I have empathy for this family. My GSD was aggressive. I admit, I was lucky to have had help from people in the K9 dog loop. We worked with an expert. I was taught to manage Jake's aggression in the outside world.
He never showed aggression toward family members or friends in our home.
He was a GREAT family dog. And he is the reason I got a GSD as my first puppy.
Lastly. I love dogs. But I would put a dog down if it was aggressive toward my family.


----------



## dmom (Jul 2, 2009)

For me and this is just my guideline for keeping a dog in my life and around my family and friends a bite of any kind is a deal breaker. I will no more put up with aggression from a dog then I would a human being. If there are no mitigating circumstances (dog being tormented/abused) with no way to escape its first choice should never be teeth. That being said it is my job to make sure I put the training into to the dog by me or a professional so it knows what is expected and acceptable behavior to be part of my life and family. If I had a dog that was such a tortured soul that it viewed the world and everything in it as threat I would and have put the dog down. Grabbing your dogs collar or removing it from a piece of furniture should not warrant a bite or even a growl. Again this is just me and my opinion. I can't even imagine the stress for both human and pets that live with managing these behaviors on a day to day basis.


----------



## Chip18 (Jan 11, 2014)

Findlay said:


> "If the dog bites..." the owner should say she DOES KNOW cuz she does know.
> Chip18. I respect all posters. In fact there’s another active post, aggression dog issue “aggression or protection” it includes pictures of bites and I referred that guy to this post.
> I’ve always owned dogs but I have my very 1st puppy. I look for and read particular posters and you are one of them. And as far as I know, no “conflict” exists. With that aside…
> I used the term “conflicting advice” when I should have written “ An Overlaod of what type of aggression the dog Might have.”
> ...


WOW very well stated and nicely summed up! 

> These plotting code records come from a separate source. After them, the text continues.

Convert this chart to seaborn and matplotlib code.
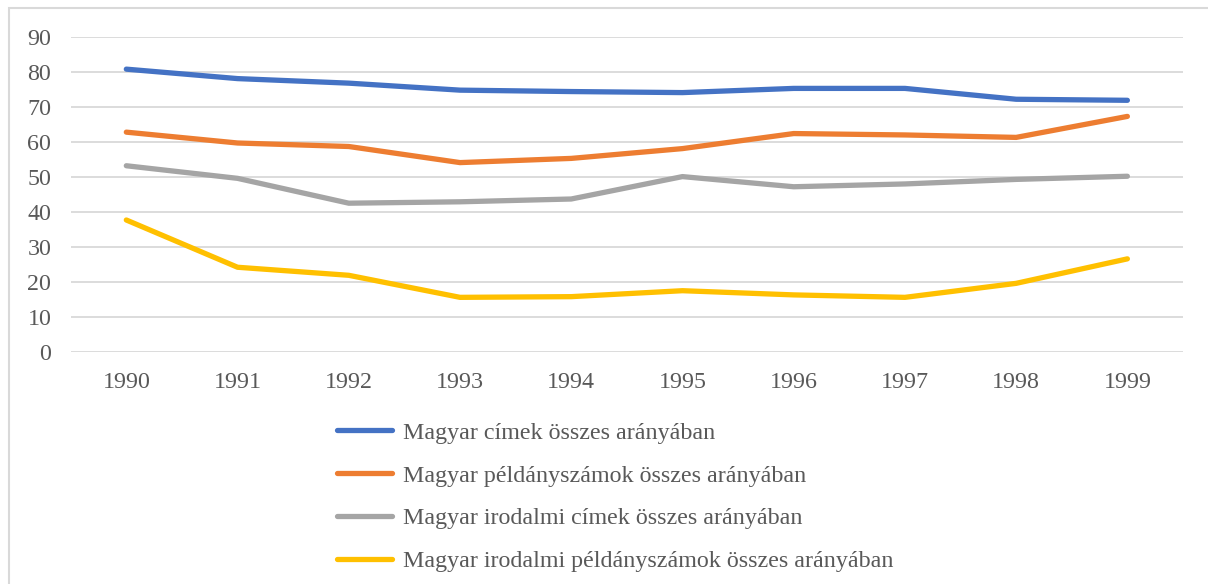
import numpy as np
import pandas as pd
import matplotlib
matplotlib.use("Agg")
import matplotlib.pyplot as plt
from matplotlib.patches import Rectangle
import seaborn as sns

# 数据
years = [1990, 1991, 1992, 1993, 1994, 1995, 1996, 1997, 1998, 1999]
cimek = [80.9, 78.2, 76.9, 74.9, 74.5, 74.2, 75.4, 75.4, 72.3, 72.0]
peldanyszamok = [62.9, 59.8, 58.8, 54.2, 55.4, 58.2, 62.5, 62.1, 61.4, 67.4]
irodalmi_cimek = [53.3, 49.7, 42.6, 43.0, 43.8, 50.2, 47.3, 48.1, 49.4, 50.3]
irodalmi_peldany = [37.8, 24.3, 22.0, 15.7, 15.9, 17.6, 16.4, 15.7, 19.7, 26.7]

series_names = [
    "Magyar címek összes arányában",
    "Magyar példányszámok összes arányában",
    "Magyar irodalmi címek összes arányában",
    "Magyar irodalmi példányszámok összes arányában",
]
colors = ["#4472C4", "#ED7D31", "#A5A5A5", "#FFC000"]

# 长格式表
df = pd.concat([
    pd.DataFrame({"year": years, "value": vals, "series": name})
    for name, vals in zip(series_names, [cimek, peldanyszamok, irodalmi_cimek, irodalmi_peldany])
])

sns.set_theme(style="white")
plt.rcParams["font.family"] = ["Liberation Serif", "DejaVu Serif"]
text_color = "#595959"
fs = 17.3

fig = plt.figure(figsize=(12.08, 5.84), dpi=100)
ax = fig.add_axes([70.7 / 1208, 1 - 352.3 / 584, (1183 - 70.7) / 1208, 315 / 584])

sns.lineplot(data=df, x="year", y="value", hue="series", palette=colors,
             linewidth=3.8, ax=ax, solid_capstyle="round", solid_joinstyle="round")

ax.set_xlim(1989.5, 1999.5)
ax.set_ylim(0, 90)
ax.set_xticks(years)
ax.set_yticks(range(0, 91, 10))
ax.set_xlabel("")
ax.set_ylabel("")
ax.yaxis.grid(True, color="#d9d9d9", linewidth=1.3)
ax.set_axisbelow(True)
for s in ax.spines.values():
    s.set_visible(False)
ax.tick_params(axis="both", length=0, labelsize=fs, labelcolor=text_color)
ax.tick_params(axis="x", pad=14)
ax.tick_params(axis="y", pad=14)

# 图例
ax.get_legend().remove()
handles, labels = ax.get_legend_handles_labels()
fig.legend(handles, labels, loc="upper left",
           bbox_to_anchor=(337 / 1208, 1 - 422 / 584),
           frameon=False, fontsize=fs, labelcolor=text_color,
           handlelength=2.3, handletextpad=0.45, labelspacing=0.87,
           borderpad=0, borderaxespad=0)

# 外框
fig.patches.append(Rectangle((8.5 / 1208, -0.1), 2, 1.1 - 8.5 / 584,
                             transform=fig.transFigure, fill=False,
                             edgecolor="#d9d9d9", linewidth=1.5))

fig.savefig("out.png", dpi=100)
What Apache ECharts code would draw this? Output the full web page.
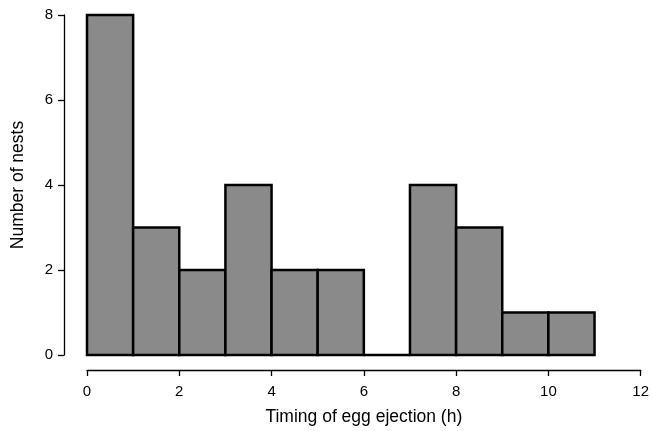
<!DOCTYPE html>
<html>
<head>
<meta charset="utf-8">
<script src="https://cdn.jsdelivr.net/npm/echarts@6/dist/echarts.min.js"></script>
<style>
  html, body { margin: 0; padding: 0; background: #fff; }
  #chart { width: 652px; height: 431px; }
</style>
</head>
<body>
<div id="chart"></div>
<script>
// histogram bins (hours) and counts
var binStart = [0, 1, 2, 3, 4, 5, 6, 7, 8, 9, 10];
var binEnd = [1, 2, 3, 4, 5, 6, 7, 8, 9, 10, 11];
var nests = [8, 3, 2, 4, 2, 2, 0, 4, 3, 1, 1];
var xTicks = [0, 2, 4, 6, 8, 10, 12];
var yTicks = [0, 2, 4, 6, 8];

var font = "'Liberation Sans', Arial, sans-serif";
var chart = echarts.init(document.getElementById("chart"));

var option = {
  animation: false,
  grid: { left: 87, right: 10, top: 15, bottom: 74 },
  xAxis: {
    type: "value",
    min: xTicks[0],
    max: xTicks[xTicks.length - 1],
    interval: 2,
    offset: 15,
    name: "Timing of egg ejection (h)",
    nameLocation: "middle",
    nameGap: 38,
    nameTextStyle: { color: "#000", fontSize: 17.5, fontFamily: font },
    axisLine: { onZero: false, lineStyle: { color: "#000", width: 1.3 } },
    axisTick: { length: 6, lineStyle: { color: "#000", width: 1.3 } },
    axisLabel: { color: "#000", fontSize: 15, fontFamily: font, margin: 14 },
    splitLine: { show: false },
  },
  yAxis: {
    type: "value",
    min: yTicks[0],
    max: yTicks[yTicks.length - 1],
    interval: 2,
    offset: 23,
    name: "Number of nests",
    nameLocation: "middle",
    nameGap: 37,
    nameRotate: 90,
    nameTextStyle: { color: "#000", fontSize: 17.5, fontFamily: font },
    axisLine: { show: true, onZero: false, lineStyle: { color: "#000", width: 1.3 } },
    axisTick: { show: true, length: 6, lineStyle: { color: "#000", width: 1.3 } },
    axisLabel: { color: "#000", fontSize: 15, fontFamily: font, margin: 11 },
    splitLine: { show: false },
  },
  series: [
    {
      type: "custom",
      clip: false,
      data: binStart.map(function (s, i) {
        return [s, binEnd[i], nests[i]];
      }),
      encode: { x: [0, 1], y: 2 },
      renderItem: function (params, api) {
        var p0 = api.coord([api.value(0), 0]);
        var p1 = api.coord([api.value(1), api.value(2)]);
        return {
          type: "rect",
          shape: {
            x: p0[0],
            y: p1[1],
            width: p1[0] - p0[0],
            height: p0[1] - p1[1],
          },
          style: { fill: "#8a8a8a", stroke: "#000", lineWidth: 2.5 },
        };
      },
    },
  ],
};

chart.setOption(option);
</script>
</body>
</html>
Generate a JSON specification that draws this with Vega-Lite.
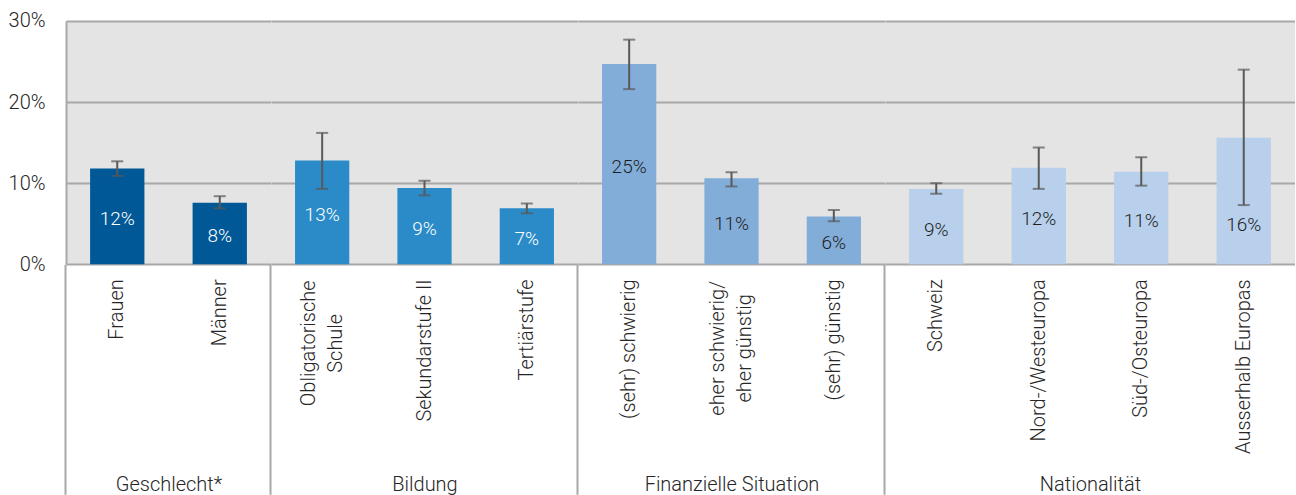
{
  "$schema": "https://vega.github.io/schema/vega-lite/v6.json",
  "padding": {"top": 11, "left": 8, "right": 0, "bottom": 0},
  "config": {"view": {"fill": "#E4E4E4", "stroke": null}, "font": "Roboto", "concat": {"spacing": 0}},
  "data": {"values": [
    {"group": "Geschlecht*", "cat": "Frauen", "value": 0.118, "lo": 0.109, "hi": 0.127},
    {"group": "Geschlecht*", "cat": "Männer", "value": 0.076, "lo": 0.069, "hi": 0.084},
    {"group": "Bildung", "cat": "Obligatorische|Schule", "value": 0.128, "lo": 0.093, "hi": 0.162},
    {"group": "Bildung", "cat": "Sekundarstufe II", "value": 0.094, "lo": 0.085, "hi": 0.103},
    {"group": "Bildung", "cat": "Tertiärstufe", "value": 0.069, "lo": 0.063, "hi": 0.075},
    {"group": "Finanzielle Situation", "cat": "(sehr) schwierig", "value": 0.247, "lo": 0.216, "hi": 0.277},
    {"group": "Finanzielle Situation", "cat": "eher schwierig/|eher günstig", "value": 0.106, "lo": 0.096, "hi": 0.1135},
    {"group": "Finanzielle Situation", "cat": "(sehr) günstig", "value": 0.059, "lo": 0.053, "hi": 0.067},
    {"group": "Nationalität", "cat": "Schweiz", "value": 0.093, "lo": 0.087, "hi": 0.100},
    {"group": "Nationalität", "cat": "Nord-/Westeuropa", "value": 0.119, "lo": 0.093, "hi": 0.144},
    {"group": "Nationalität", "cat": "Süd-/Osteuropa", "value": 0.114, "lo": 0.097, "hi": 0.132},
    {"group": "Nationalität", "cat": "Ausserhalb Europas", "value": 0.156, "lo": 0.073, "hi": 0.240}
  ]},
  "bounds": "flush",
  "spacing": 0,
  "hconcat": [
    {
      "width": 205, "height": 243.3,
      "transform": [{"filter": "datum.group === 'Geschlecht*'"}],
      "encoding": {"x": {"field": "cat", "type": "nominal", "sort": null,
        "scale": {"paddingInner": 0.47, "paddingOuter": 0.235},
        "axis": {"title": "Geschlecht*", "titleY": 220, "titleBaseline": "middle", "titleFont": "Roboto", "titleFontSize": 20, "titleFontWeight": 300, "titleColor": "#262626",
          "labelAngle": -90, "labelAlign": "right", "labelBaseline": "middle", "labelPadding": -215.5, "labelFont": "Roboto", "labelFontSize": 20, "labelFontWeight": 300, "labelColor": "#262626", "labelExpr": "split(datum.label, '|')", "labelLineHeight": 27, "labelLimit": 400, "labelOverlap": false,
          "domain": false, "grid": false, "ticks": true, "tickSize": 230, "tickWidth": 2, "bandPosition": -0.4434,
          "tickColor": {"condition": {"test": "datum.index === 0", "value": "#A8A8A8"}, "value": "transparent"}}}},
      "layer": [
        {"layer": [
          {"mark": {"type": "bar", "color": "#005896"},
           "encoding": {"y": {"field": "value", "type": "quantitative", "scale": {"domain": [0, 0.3], "nice": false},
             "axis": {"title": null, "values": [0, 0.1, 0.2, 0.3], "format": ".0%", "labelFont": "Roboto", "labelFontSize": 20, "labelFontWeight": 300, "labelColor": "#262626", "labelPadding": 21, "ticks": false, "domain": true, "domainColor": "#A8A8A8", "domainWidth": 2, "grid": true, "gridColor": "#A8A8A8", "gridWidth": 2}}}},
          {"mark": {"type": "rule", "color": "#595959", "strokeWidth": 2},
           "encoding": {"y": {"field": "lo", "type": "quantitative", "title": null}, "y2": {"field": "hi"}}},
          {"mark": {"type": "tick", "color": "#595959", "size": 12, "thickness": 2},
           "encoding": {"y": {"field": "lo", "type": "quantitative", "title": null}}},
          {"mark": {"type": "tick", "color": "#595959", "size": 12, "thickness": 2},
           "encoding": {"y": {"field": "hi", "type": "quantitative", "title": null}}}
        ]},
        {"mark": {"type": "text", "color": "#FFFFFF", "font": "Roboto", "fontSize": 19, "fontWeight": 300, "baseline": "middle", "dy": 3},
         "encoding": {"y": {"field": "value", "type": "quantitative", "scale": {"domain": [0, 0.6], "nice": false}, "axis": null},
           "text": {"field": "value", "type": "quantitative", "format": ".0%"}}}
      ],
      "resolve": {"scale": {"y": "independent"}}
    },
    {
      "width": 307, "height": 243.3,
      "transform": [{"filter": "datum.group === 'Bildung'"}],
      "encoding": {"x": {"field": "cat", "type": "nominal", "sort": null,
        "scale": {"paddingInner": 0.47, "paddingOuter": 0.235},
        "axis": {"title": "Bildung", "titleY": 220, "titleBaseline": "middle", "titleFont": "Roboto", "titleFontSize": 20, "titleFontWeight": 300, "titleColor": "#262626",
          "labelAngle": -90, "labelBaseline": "middle", "labelFont": "Roboto", "labelFontSize": 20, "labelFontWeight": 300, "labelColor": "#262626", "labelExpr": "split(datum.label, '|')", "labelLineHeight": 27, "labelLimit": 400, "labelOverlap": false,
          "labelAlign": {"expr": "datum.value === 'Obligatorische|Schule' ? 'center' : 'right'"},
          "labelPadding": {"expr": "datum.value === 'Obligatorische|Schule' ? -151.5 : -215.5"},
          "labelOffset": {"expr": "datum.value === 'Obligatorische|Schule' ? -13.5 : 0"},
          "domain": false, "grid": false, "ticks": true, "tickSize": 230, "tickWidth": 2, "bandPosition": -0.4434,
          "tickColor": {"condition": {"test": "datum.index === 0", "value": "#A8A8A8"}, "value": "transparent"}}}},
      "layer": [
        {"layer": [
          {"mark": {"type": "bar", "color": "#2B8BC8"},
           "encoding": {"y": {"field": "value", "type": "quantitative", "scale": {"domain": [0, 0.3], "nice": false},
             "axis": {"title": null, "values": [0, 0.1, 0.2, 0.3], "labels": false, "ticks": false, "domain": false, "grid": true, "gridColor": "#A8A8A8", "gridWidth": 2}}}},
          {"mark": {"type": "rule", "color": "#595959", "strokeWidth": 2},
           "encoding": {"y": {"field": "lo", "type": "quantitative", "title": null}, "y2": {"field": "hi"}}},
          {"mark": {"type": "tick", "color": "#595959", "size": 12, "thickness": 2},
           "encoding": {"y": {"field": "lo", "type": "quantitative", "title": null}}},
          {"mark": {"type": "tick", "color": "#595959", "size": 12, "thickness": 2},
           "encoding": {"y": {"field": "hi", "type": "quantitative", "title": null}}}
        ]},
        {"mark": {"type": "text", "color": "#FFFFFF", "font": "Roboto", "fontSize": 19, "fontWeight": 300, "baseline": "middle", "dy": 3},
         "encoding": {"y": {"field": "value", "type": "quantitative", "scale": {"domain": [0, 0.6], "nice": false}, "axis": null},
           "text": {"field": "value", "type": "quantitative", "format": ".0%"}}}
      ],
      "resolve": {"scale": {"y": "independent"}}
    },
    {
      "width": 307, "height": 243.3,
      "transform": [{"filter": "datum.group === 'Finanzielle Situation'"}],
      "encoding": {"x": {"field": "cat", "type": "nominal", "sort": null,
        "scale": {"paddingInner": 0.47, "paddingOuter": 0.235},
        "axis": {"title": "Finanzielle Situation", "titleY": 220, "titleBaseline": "middle", "titleFont": "Roboto", "titleFontSize": 20, "titleFontWeight": 300, "titleColor": "#262626",
          "labelAngle": -90, "labelBaseline": "middle", "labelFont": "Roboto", "labelFontSize": 20, "labelFontWeight": 300, "labelColor": "#262626", "labelExpr": "split(datum.label, '|')", "labelLineHeight": 27, "labelLimit": 400, "labelOverlap": false,
          "labelAlign": {"expr": "datum.value === 'eher schwierig/|eher günstig' ? 'center' : 'right'"},
          "labelPadding": {"expr": "datum.value === 'eher schwierig/|eher günstig' ? -146.5 : -215.5"},
          "labelOffset": {"expr": "datum.value === 'eher schwierig/|eher günstig' ? -13.5 : 0"},
          "domain": false, "grid": false, "ticks": true, "tickSize": 230, "tickWidth": 2, "bandPosition": -0.4434,
          "tickColor": {"condition": {"test": "datum.index === 0", "value": "#A8A8A8"}, "value": "transparent"}}}},
      "layer": [
        {"layer": [
          {"mark": {"type": "bar", "color": "#82ADD9"},
           "encoding": {"y": {"field": "value", "type": "quantitative", "scale": {"domain": [0, 0.3], "nice": false},
             "axis": {"title": null, "values": [0, 0.1, 0.2, 0.3], "labels": false, "ticks": false, "domain": false, "grid": true, "gridColor": "#A8A8A8", "gridWidth": 2}}}},
          {"mark": {"type": "rule", "color": "#595959", "strokeWidth": 2},
           "encoding": {"y": {"field": "lo", "type": "quantitative", "title": null}, "y2": {"field": "hi"}}},
          {"mark": {"type": "tick", "color": "#595959", "size": 12, "thickness": 2},
           "encoding": {"y": {"field": "lo", "type": "quantitative", "title": null}}},
          {"mark": {"type": "tick", "color": "#595959", "size": 12, "thickness": 2},
           "encoding": {"y": {"field": "hi", "type": "quantitative", "title": null}}}
        ]},
        {"mark": {"type": "text", "color": "#1F1F1F", "font": "Roboto", "fontSize": 19, "fontWeight": 300, "baseline": "middle", "dy": 3},
         "encoding": {"y": {"field": "value", "type": "quantitative", "scale": {"domain": [0, 0.6], "nice": false}, "axis": null},
           "text": {"field": "value", "type": "quantitative", "format": ".0%"}}}
      ],
      "resolve": {"scale": {"y": "independent"}}
    },
    {
      "width": 410, "height": 243.3,
      "transform": [{"filter": "datum.group === 'Nationalität'"}],
      "encoding": {"x": {"field": "cat", "type": "nominal", "sort": null,
        "scale": {"paddingInner": 0.47, "paddingOuter": 0.235},
        "axis": {"title": "Nationalität", "titleY": 220, "titleBaseline": "middle", "titleFont": "Roboto", "titleFontSize": 20, "titleFontWeight": 300, "titleColor": "#262626",
          "labelAngle": -90, "labelAlign": "right", "labelBaseline": "middle", "labelPadding": -215.5, "labelFont": "Roboto", "labelFontSize": 20, "labelFontWeight": 300, "labelColor": "#262626", "labelExpr": "split(datum.label, '|')", "labelLineHeight": 27, "labelLimit": 400, "labelOverlap": false,
          "domain": false, "grid": false, "ticks": true, "tickSize": 230, "tickWidth": 2, "bandPosition": -0.4434,
          "tickColor": {"condition": {"test": "datum.index === 0", "value": "#A8A8A8"}, "value": "transparent"}}}},
      "layer": [
        {"layer": [
          {"mark": {"type": "bar", "color": "#B8D0EB"},
           "encoding": {"y": {"field": "value", "type": "quantitative", "scale": {"domain": [0, 0.3], "nice": false},
             "axis": {"title": null, "values": [0, 0.1, 0.2, 0.3], "labels": false, "ticks": false, "domain": false, "grid": true, "gridColor": "#A8A8A8", "gridWidth": 2}}}},
          {"mark": {"type": "rule", "color": "#595959", "strokeWidth": 2},
           "encoding": {"y": {"field": "lo", "type": "quantitative", "title": null}, "y2": {"field": "hi"}}},
          {"mark": {"type": "tick", "color": "#595959", "size": 12, "thickness": 2},
           "encoding": {"y": {"field": "lo", "type": "quantitative", "title": null}}},
          {"mark": {"type": "tick", "color": "#595959", "size": 12, "thickness": 2},
           "encoding": {"y": {"field": "hi", "type": "quantitative", "title": null}}}
        ]},
        {"mark": {"type": "text", "color": "#1F1F1F", "font": "Roboto", "fontSize": 19, "fontWeight": 300, "baseline": "middle", "dy": {"expr": "datum.cat === 'Ausserhalb Europas' ? 24 : 3"}},
         "encoding": {"y": {"field": "value", "type": "quantitative", "scale": {"domain": [0, 0.6], "nice": false}, "axis": null},
           "text": {"field": "value", "type": "quantitative", "format": ".0%"}}}
      ],
      "resolve": {"scale": {"y": "independent"}}
    }
  ]
}
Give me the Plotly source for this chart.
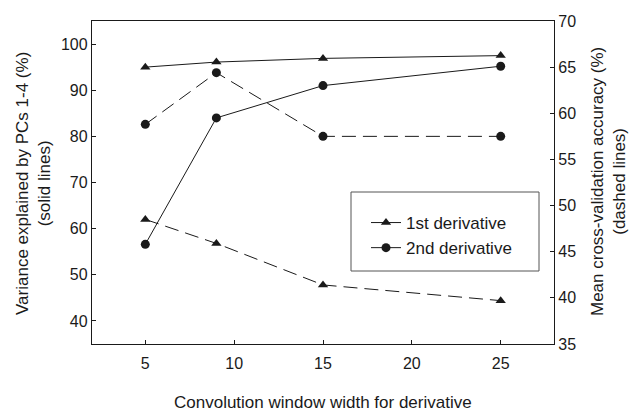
import plotly.graph_objects as go

window = [5, 9, 15, 25]
var_1st = [95.0, 96.1, 96.9, 97.5]
var_2nd = [56.6, 84.0, 91.0, 95.2]
acc_1st = [48.5, 45.9, 41.4, 39.7]
acc_2nd = [58.8, 64.4, 57.5, 57.5]

left_ticks = [40, 50, 60, 70, 80, 90, 100]
right_ticks = [35, 40, 45, 50, 55, 60, 65, 70]
x_ticks = [5, 10, 15, 20, 25]

FONT = "Liberation Sans, Arial, sans-serif"
INK = "#1a1a1a"
DASH = "14px,7px"
TICKSIZE = 16
TITLESIZE = 17

fig = go.Figure()
fig.add_trace(go.Scatter(x=window, y=var_1st, name="1st derivative", mode="lines+markers",
                         line=dict(color=INK, width=1),
                         marker=dict(symbol="triangle-up", size=9, color=INK), yaxis="y"))
fig.add_trace(go.Scatter(x=window, y=var_2nd, name="2nd derivative", mode="lines+markers",
                         line=dict(color=INK, width=1),
                         marker=dict(symbol="circle", size=9, color=INK), yaxis="y"))
fig.add_trace(go.Scatter(x=window, y=acc_1st, showlegend=False, mode="lines+markers",
                         line=dict(color=INK, width=1, dash=DASH),
                         marker=dict(symbol="triangle-up", size=9, color=INK), yaxis="y2"))
fig.add_trace(go.Scatter(x=window, y=acc_2nd, showlegend=False, mode="lines+markers",
                         line=dict(color=INK, width=1, dash=DASH),
                         marker=dict(symbol="circle", size=9, color=INK), yaxis="y2"))

L, R, T, B = 92, 75, 21, 68
W, H = 629, 412
pw, ph = W - L - R, H - T - B

def px_x(p):
    return (p - L) / pw

def px_y(p):
    return (H - B - p) / ph

fig.update_layout(
    width=W, height=H,
    margin=dict(l=L, r=R, t=T, b=B),
    paper_bgcolor="white", plot_bgcolor="white",
    font=dict(family=FONT, size=TICKSIZE, color=INK),
    showlegend=True,
    legend=dict(x=px_x(366), y=px_y(205), xanchor="left", yanchor="top",
                bgcolor="rgba(0,0,0,0)", borderwidth=0,
                font=dict(family=FONT, size=TITLESIZE, color=INK),
                itemwidth=30, tracegroupgap=0),
    xaxis=dict(range=[2, 28], tickvals=x_ticks, ticks="inside", ticklen=4,
               tickcolor=INK, showline=True, linecolor=INK, linewidth=1.3,
               mirror=True, showgrid=False, zeroline=False, ticklabelstandoff=5,
               tickfont=dict(family=FONT, size=TICKSIZE, color=INK)),
    yaxis=dict(range=[35, 105], tickvals=left_ticks, ticks="inside", ticklen=4,
               tickcolor=INK, showline=True, linecolor=INK, linewidth=1.3,
               showgrid=False, zeroline=False,
               tickfont=dict(family=FONT, size=TICKSIZE, color=INK)),
    yaxis2=dict(range=[35, 70], tickvals=right_ticks, ticks="inside", ticklen=4,
                tickcolor=INK, showline=True, linecolor=INK, linewidth=1.3,
                overlaying="y", side="right", showgrid=False, zeroline=False,
                tickfont=dict(family=FONT, size=TICKSIZE, color=INK)),
)

fig.add_shape(type="rect", xref="paper", yref="paper",
              x0=px_x(351), x1=px_x(539), y0=px_y(271), y1=px_y(192),
              line=dict(color="#555555", width=1))

fig.add_annotation(text="Convolution window width for derivative", xref="paper", yref="paper",
                   x=px_x(323), y=px_y(403), showarrow=False, xanchor="center", yanchor="middle",
                   font=dict(family=FONT, size=TITLESIZE, color=INK))
fig.add_annotation(text="Variance explained by PCs 1-4 (%)<br>(solid lines)", xref="paper", yref="paper",
                   x=px_x(33), y=px_y(184), showarrow=False, xanchor="center", yanchor="middle",
                   textangle=-90, font=dict(family=FONT, size=TITLESIZE, color=INK))
fig.add_annotation(text="Mean cross-validation accuracy (%)<br>(dashed lines)", xref="paper", yref="paper",
                   x=px_x(608), y=px_y(182), showarrow=False, xanchor="center", yanchor="middle",
                   textangle=-90, font=dict(family=FONT, size=TITLESIZE, color=INK))

fig.write_html("out.html")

I'm still in the Dominance/lack of proper management camp but...yeah. I think the dog can be fixed (if I am correct...Dominance/lack of proper management )! But most likely "this" owner cannot or won't be able to accomplish the things, I suggest at least not without help??

A basic bond of trust by the Dog is missing! That's starting in the" end zone" as it were, I have never dealt with that myself but I think it can be done with this dog? 

Still, the dog has not bitten anyone (as far as we know?) It's just another dog with trust issues. He could be rehomed, there are people that would be willing to take on a "dog" with "trust issues" (if that's what this is??) Granted the pool is smaller!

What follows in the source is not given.